Instructions to follow: Nothing outside the range from the line with "Reproduce this chart with Plotly." to the line with "fig = go.Figure()" belongs in the copy, and no pictures do either; repeat that range exactly.

--- START ---

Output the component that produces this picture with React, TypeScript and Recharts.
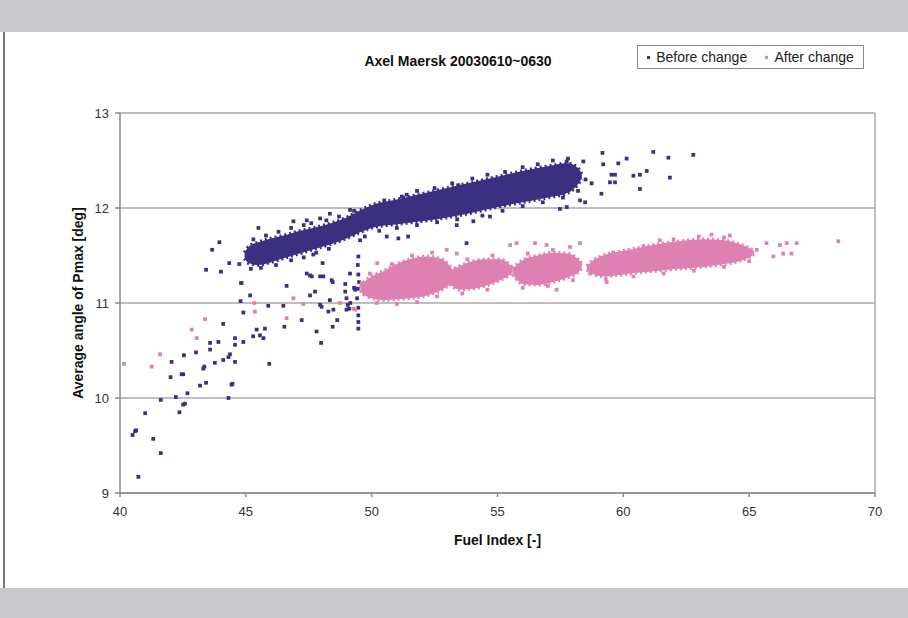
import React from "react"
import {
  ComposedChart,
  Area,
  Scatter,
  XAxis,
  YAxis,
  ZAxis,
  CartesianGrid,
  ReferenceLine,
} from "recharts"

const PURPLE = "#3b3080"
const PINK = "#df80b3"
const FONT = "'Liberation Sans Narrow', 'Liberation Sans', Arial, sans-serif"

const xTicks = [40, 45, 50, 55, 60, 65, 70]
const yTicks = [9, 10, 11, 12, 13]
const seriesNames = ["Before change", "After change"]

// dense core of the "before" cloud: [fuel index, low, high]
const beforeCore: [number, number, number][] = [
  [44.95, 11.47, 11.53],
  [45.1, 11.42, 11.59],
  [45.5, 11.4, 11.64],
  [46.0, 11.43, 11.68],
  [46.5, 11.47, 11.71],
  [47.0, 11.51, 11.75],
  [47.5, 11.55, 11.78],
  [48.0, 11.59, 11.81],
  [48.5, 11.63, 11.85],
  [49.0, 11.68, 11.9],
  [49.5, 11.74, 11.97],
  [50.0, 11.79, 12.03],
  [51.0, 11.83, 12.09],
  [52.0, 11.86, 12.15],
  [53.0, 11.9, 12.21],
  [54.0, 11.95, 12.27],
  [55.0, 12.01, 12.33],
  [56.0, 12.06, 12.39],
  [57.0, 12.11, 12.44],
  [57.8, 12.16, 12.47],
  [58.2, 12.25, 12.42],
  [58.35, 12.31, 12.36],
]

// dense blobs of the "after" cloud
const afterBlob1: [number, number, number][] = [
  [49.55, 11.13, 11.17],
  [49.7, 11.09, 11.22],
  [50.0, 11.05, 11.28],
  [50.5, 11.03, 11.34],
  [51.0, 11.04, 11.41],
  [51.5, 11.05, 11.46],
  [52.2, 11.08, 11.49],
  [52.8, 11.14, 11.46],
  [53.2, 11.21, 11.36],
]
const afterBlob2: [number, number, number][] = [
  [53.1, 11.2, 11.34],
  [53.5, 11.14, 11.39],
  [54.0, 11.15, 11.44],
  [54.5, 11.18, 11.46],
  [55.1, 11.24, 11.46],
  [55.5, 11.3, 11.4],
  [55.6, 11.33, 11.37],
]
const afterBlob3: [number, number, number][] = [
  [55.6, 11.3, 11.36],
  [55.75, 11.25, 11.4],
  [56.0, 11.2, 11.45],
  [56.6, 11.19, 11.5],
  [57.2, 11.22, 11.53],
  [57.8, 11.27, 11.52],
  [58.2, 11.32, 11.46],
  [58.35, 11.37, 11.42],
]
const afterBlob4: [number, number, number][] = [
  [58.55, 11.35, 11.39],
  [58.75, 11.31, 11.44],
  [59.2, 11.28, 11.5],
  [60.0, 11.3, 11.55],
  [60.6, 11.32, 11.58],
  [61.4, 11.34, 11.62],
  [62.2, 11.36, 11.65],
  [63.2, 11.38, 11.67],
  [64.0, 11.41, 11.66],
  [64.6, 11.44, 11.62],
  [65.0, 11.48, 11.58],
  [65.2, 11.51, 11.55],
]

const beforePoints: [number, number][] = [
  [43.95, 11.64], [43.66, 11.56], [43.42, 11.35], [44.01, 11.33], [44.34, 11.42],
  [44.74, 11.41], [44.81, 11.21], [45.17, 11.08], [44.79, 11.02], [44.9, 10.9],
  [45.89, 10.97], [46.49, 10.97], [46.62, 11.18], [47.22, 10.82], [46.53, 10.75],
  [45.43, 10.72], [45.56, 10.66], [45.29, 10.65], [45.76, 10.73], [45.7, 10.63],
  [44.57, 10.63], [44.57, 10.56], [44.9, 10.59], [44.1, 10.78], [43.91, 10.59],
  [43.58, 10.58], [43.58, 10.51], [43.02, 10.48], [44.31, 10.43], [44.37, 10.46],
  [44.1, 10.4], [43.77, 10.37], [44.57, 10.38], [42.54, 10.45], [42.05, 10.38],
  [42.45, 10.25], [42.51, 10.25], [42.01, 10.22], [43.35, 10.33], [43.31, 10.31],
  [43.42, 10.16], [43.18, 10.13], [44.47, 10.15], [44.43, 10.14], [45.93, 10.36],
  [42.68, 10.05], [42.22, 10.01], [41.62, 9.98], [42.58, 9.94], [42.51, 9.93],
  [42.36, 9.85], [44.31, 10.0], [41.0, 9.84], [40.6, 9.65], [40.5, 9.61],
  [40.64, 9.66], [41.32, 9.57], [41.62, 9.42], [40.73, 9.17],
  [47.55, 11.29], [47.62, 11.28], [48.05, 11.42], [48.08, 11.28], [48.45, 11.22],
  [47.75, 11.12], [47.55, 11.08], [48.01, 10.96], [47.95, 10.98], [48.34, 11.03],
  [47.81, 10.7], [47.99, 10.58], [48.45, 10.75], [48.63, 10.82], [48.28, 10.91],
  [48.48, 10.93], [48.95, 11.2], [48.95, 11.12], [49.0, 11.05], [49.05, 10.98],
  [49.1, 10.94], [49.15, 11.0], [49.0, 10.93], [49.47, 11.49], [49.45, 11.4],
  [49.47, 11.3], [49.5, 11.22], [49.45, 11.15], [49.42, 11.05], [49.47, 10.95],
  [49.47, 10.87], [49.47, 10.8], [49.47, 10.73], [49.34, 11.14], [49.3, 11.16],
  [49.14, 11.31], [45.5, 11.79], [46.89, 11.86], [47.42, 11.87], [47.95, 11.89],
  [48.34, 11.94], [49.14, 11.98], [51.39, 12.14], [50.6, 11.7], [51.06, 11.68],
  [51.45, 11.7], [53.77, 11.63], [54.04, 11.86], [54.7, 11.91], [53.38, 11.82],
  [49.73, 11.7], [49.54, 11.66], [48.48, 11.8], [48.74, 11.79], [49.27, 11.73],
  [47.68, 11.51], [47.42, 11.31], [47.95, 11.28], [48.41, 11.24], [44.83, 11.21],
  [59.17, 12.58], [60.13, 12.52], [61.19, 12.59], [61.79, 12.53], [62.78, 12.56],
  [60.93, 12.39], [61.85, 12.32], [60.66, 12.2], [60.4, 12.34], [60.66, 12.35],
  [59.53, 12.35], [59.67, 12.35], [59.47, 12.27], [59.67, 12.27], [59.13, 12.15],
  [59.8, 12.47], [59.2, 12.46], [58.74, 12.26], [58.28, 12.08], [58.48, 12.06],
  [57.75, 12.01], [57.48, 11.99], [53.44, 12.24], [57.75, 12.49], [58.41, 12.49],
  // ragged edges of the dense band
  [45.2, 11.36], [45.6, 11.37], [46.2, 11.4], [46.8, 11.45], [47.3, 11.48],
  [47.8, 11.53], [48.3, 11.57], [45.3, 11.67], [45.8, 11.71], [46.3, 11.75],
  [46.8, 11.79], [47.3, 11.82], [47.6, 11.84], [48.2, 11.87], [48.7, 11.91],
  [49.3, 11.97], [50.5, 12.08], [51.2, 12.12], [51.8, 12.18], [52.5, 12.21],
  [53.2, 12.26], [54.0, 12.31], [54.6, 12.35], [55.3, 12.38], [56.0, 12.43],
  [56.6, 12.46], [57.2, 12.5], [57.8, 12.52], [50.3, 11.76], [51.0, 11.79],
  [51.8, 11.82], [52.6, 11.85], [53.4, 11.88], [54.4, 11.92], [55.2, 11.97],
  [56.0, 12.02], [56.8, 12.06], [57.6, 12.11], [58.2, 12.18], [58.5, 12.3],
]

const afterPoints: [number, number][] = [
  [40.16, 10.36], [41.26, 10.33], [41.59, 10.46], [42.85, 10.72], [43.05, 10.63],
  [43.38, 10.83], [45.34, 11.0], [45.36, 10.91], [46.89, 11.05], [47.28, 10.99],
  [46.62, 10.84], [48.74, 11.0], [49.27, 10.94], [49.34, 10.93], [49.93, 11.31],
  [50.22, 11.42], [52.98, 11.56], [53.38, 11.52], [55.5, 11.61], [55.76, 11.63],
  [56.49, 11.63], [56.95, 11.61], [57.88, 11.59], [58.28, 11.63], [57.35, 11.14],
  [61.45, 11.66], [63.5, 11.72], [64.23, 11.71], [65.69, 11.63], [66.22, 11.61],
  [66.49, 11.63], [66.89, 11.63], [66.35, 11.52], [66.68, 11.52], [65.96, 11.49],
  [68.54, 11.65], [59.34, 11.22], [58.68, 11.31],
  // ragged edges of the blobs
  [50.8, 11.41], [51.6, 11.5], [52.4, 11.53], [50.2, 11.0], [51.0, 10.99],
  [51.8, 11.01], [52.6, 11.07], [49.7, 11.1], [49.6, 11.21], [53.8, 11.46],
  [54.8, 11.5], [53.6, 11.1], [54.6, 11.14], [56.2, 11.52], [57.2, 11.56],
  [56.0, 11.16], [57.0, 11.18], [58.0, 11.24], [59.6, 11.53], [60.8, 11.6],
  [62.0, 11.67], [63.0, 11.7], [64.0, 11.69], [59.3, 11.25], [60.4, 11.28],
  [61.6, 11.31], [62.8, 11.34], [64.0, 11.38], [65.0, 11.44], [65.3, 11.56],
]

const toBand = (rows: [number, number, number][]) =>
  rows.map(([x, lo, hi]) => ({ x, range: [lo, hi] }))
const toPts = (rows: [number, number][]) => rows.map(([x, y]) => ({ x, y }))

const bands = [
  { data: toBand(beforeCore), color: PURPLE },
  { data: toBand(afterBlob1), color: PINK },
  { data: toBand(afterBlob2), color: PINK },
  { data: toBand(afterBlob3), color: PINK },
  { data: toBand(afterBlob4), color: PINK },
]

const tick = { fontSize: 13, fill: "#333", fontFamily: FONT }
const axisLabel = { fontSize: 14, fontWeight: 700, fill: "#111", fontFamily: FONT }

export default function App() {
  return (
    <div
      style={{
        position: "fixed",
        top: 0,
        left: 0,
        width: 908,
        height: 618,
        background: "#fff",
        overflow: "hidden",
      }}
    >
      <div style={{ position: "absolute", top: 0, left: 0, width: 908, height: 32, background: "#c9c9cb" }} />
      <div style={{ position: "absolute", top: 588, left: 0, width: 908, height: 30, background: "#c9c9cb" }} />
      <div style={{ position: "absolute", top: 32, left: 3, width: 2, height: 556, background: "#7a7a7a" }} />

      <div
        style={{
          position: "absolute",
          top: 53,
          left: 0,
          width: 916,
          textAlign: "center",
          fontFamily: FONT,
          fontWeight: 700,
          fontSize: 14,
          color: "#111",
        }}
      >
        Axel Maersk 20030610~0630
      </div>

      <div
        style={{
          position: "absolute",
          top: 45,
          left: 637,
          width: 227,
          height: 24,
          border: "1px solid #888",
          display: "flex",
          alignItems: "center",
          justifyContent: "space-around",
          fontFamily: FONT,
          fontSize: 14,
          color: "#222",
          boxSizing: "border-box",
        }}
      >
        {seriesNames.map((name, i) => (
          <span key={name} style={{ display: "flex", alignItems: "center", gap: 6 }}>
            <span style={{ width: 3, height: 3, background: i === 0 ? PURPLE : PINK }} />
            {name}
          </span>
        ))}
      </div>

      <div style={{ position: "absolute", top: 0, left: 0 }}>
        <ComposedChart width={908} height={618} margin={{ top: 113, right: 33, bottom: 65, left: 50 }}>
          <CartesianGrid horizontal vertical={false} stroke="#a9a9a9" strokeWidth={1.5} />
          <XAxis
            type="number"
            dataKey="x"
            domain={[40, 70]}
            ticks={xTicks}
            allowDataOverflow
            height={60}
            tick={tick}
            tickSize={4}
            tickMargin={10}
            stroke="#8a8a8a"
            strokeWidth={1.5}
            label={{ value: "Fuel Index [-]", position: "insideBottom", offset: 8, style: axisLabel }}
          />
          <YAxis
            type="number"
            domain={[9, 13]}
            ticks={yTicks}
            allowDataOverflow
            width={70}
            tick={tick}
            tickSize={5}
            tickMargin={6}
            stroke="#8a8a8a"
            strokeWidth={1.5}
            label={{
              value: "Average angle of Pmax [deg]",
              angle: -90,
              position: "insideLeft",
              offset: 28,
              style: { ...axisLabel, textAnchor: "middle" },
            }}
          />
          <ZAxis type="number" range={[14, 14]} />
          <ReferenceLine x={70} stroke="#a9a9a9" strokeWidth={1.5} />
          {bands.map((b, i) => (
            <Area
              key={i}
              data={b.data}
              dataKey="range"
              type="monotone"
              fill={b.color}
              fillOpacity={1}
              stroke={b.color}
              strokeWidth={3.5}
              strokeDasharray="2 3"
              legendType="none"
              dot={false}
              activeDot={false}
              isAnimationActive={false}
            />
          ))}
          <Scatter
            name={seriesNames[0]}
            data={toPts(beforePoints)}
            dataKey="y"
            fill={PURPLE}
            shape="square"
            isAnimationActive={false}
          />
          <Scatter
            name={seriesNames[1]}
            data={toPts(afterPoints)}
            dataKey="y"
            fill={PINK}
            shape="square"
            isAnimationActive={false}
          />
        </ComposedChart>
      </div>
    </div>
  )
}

--- END ---
--- START ---

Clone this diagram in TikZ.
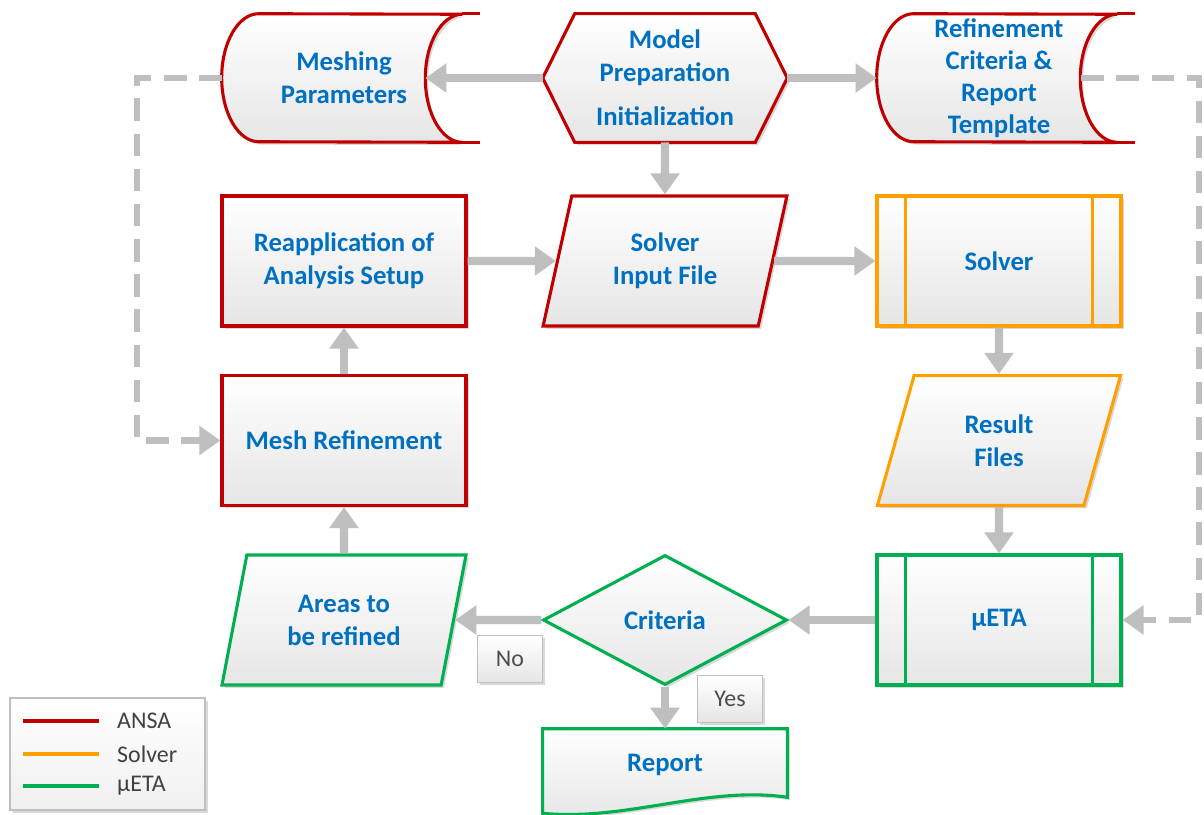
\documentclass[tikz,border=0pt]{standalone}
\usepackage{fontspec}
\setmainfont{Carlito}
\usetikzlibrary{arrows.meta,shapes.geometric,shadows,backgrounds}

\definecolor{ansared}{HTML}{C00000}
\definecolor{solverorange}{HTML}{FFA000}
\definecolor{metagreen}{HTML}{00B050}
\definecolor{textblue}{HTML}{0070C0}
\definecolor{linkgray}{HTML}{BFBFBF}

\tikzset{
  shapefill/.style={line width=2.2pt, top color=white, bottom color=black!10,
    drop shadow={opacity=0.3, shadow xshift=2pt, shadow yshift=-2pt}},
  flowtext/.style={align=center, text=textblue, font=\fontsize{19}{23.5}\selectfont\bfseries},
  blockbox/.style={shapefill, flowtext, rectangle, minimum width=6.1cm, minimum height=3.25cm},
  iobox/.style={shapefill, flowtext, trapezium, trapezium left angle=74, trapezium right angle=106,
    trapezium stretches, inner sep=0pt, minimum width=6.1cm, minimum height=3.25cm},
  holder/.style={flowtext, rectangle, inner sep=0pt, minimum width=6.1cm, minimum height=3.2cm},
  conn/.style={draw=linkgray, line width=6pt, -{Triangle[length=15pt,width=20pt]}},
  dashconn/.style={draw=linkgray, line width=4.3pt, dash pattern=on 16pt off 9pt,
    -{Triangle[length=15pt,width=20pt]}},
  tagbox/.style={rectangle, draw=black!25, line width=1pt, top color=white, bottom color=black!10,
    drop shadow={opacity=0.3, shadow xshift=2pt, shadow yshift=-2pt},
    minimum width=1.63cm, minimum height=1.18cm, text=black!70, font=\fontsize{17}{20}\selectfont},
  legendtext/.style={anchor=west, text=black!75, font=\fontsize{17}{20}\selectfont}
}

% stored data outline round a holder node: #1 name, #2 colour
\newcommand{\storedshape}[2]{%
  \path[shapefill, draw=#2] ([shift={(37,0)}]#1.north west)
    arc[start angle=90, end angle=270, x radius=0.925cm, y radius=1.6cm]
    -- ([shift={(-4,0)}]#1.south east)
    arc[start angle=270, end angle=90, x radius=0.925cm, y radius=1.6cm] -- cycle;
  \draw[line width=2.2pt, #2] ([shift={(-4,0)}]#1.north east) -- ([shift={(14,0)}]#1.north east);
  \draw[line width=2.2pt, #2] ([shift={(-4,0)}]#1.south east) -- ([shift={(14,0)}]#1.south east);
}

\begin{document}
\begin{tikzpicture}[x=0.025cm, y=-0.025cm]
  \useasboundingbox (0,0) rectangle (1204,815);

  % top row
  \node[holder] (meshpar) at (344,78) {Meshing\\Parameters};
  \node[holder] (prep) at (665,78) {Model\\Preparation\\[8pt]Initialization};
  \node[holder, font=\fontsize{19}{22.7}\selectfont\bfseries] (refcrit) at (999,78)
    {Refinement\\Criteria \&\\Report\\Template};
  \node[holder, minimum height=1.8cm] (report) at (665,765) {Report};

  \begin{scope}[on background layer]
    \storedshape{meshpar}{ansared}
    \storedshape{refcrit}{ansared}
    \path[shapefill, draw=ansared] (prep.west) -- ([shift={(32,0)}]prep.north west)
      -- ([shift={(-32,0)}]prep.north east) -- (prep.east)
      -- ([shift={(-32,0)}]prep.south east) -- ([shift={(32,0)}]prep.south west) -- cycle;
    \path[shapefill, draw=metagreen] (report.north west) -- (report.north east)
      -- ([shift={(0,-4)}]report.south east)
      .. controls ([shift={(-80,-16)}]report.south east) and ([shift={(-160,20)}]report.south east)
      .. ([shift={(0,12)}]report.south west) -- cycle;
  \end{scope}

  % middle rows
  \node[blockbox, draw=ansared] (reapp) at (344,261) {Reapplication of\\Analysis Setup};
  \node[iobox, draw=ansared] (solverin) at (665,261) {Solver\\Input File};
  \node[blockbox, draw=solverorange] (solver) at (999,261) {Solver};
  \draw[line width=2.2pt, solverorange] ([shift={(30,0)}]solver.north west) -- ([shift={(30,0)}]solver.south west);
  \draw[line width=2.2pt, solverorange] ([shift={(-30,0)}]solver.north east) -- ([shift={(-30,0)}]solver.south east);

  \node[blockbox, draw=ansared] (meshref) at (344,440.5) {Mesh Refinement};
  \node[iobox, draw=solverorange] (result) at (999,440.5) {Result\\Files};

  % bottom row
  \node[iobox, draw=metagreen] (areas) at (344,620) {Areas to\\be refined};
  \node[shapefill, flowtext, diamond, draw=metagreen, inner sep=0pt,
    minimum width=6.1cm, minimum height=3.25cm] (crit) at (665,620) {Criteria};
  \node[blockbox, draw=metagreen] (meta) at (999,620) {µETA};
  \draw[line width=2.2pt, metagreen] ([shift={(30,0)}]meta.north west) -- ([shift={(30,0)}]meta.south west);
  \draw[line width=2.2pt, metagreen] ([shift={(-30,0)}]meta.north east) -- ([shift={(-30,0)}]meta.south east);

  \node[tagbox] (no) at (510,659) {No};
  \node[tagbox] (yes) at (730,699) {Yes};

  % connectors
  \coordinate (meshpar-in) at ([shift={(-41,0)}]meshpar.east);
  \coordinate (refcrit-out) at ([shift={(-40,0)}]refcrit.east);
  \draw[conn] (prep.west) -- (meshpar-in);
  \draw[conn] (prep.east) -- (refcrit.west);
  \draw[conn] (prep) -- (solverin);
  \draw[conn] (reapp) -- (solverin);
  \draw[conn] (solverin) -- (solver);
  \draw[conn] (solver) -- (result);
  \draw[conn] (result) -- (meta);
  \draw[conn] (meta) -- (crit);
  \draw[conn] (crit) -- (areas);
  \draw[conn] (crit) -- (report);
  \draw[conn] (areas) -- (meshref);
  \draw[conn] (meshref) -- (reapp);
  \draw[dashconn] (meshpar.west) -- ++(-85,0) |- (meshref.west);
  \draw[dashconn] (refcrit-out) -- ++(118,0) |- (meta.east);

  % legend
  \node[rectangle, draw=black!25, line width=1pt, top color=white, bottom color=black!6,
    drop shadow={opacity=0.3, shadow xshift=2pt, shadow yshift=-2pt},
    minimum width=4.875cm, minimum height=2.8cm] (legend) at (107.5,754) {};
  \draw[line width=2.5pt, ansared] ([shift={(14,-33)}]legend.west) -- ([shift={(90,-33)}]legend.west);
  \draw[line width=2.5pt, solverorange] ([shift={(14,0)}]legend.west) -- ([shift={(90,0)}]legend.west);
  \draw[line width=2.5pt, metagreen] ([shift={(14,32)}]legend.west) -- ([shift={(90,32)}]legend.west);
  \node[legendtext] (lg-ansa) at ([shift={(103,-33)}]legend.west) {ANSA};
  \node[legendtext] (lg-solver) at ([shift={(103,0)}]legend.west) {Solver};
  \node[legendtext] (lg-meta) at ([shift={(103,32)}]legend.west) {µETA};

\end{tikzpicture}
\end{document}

--- END ---
--- START ---

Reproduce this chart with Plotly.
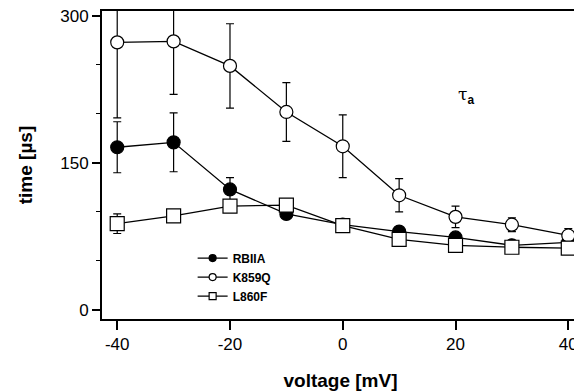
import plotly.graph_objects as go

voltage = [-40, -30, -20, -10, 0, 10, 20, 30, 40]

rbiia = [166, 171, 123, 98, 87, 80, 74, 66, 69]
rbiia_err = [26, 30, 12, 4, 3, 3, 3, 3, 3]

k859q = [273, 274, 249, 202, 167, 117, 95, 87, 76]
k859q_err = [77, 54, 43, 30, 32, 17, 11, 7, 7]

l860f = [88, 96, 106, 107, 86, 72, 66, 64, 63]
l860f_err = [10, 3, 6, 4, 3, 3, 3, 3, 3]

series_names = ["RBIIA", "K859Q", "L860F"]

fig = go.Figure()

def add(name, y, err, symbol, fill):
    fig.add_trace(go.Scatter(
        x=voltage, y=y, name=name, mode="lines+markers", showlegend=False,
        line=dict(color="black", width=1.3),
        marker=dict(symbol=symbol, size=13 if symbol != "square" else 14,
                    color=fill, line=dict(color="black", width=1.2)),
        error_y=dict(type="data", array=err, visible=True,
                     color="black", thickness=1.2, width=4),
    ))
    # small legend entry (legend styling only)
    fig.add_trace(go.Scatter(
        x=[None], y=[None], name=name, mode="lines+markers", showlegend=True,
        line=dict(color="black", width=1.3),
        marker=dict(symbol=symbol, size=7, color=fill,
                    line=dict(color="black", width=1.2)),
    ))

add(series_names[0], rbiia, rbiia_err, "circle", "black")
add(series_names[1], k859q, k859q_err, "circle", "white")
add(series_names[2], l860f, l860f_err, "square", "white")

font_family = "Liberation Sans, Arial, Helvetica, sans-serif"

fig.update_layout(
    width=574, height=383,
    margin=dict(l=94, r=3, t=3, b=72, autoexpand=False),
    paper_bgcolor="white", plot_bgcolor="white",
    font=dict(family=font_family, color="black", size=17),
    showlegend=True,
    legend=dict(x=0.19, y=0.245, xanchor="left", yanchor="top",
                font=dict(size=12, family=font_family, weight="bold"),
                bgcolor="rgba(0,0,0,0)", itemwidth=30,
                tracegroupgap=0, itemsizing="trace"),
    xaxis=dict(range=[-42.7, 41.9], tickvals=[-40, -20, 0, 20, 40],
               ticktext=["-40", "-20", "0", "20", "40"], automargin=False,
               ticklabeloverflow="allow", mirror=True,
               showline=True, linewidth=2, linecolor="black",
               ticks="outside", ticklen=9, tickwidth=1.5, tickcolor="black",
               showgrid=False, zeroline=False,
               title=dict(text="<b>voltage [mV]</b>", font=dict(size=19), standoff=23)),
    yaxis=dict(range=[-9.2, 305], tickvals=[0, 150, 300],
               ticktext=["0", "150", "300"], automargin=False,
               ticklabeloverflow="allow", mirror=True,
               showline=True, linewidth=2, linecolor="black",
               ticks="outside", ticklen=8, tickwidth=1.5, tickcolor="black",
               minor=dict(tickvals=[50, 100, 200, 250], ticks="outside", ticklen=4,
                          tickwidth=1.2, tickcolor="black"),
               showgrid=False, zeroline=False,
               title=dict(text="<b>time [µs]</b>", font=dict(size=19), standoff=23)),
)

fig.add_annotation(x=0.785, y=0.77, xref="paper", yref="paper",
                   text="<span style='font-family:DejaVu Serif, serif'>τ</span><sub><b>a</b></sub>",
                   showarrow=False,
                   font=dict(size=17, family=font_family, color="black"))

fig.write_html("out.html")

--- END ---

Result for this task:
Reproduce this chart with Plotly.
import plotly.graph_objects as go

voltage = [-40, -30, -20, -10, 0, 10, 20, 30, 40]

rbiia = [166, 171, 123, 98, 87, 80, 74, 66, 69]
rbiia_err = [26, 30, 12, 4, 3, 3, 3, 3, 3]

k859q = [273, 274, 249, 202, 167, 117, 95, 87, 76]
k859q_err = [77, 54, 43, 30, 32, 17, 11, 7, 7]

l860f = [88, 96, 106, 107, 86, 72, 66, 64, 63]
l860f_err = [10, 3, 6, 4, 3, 3, 3, 3, 3]

series_names = ["RBIIA", "K859Q", "L860F"]

fig = go.Figure()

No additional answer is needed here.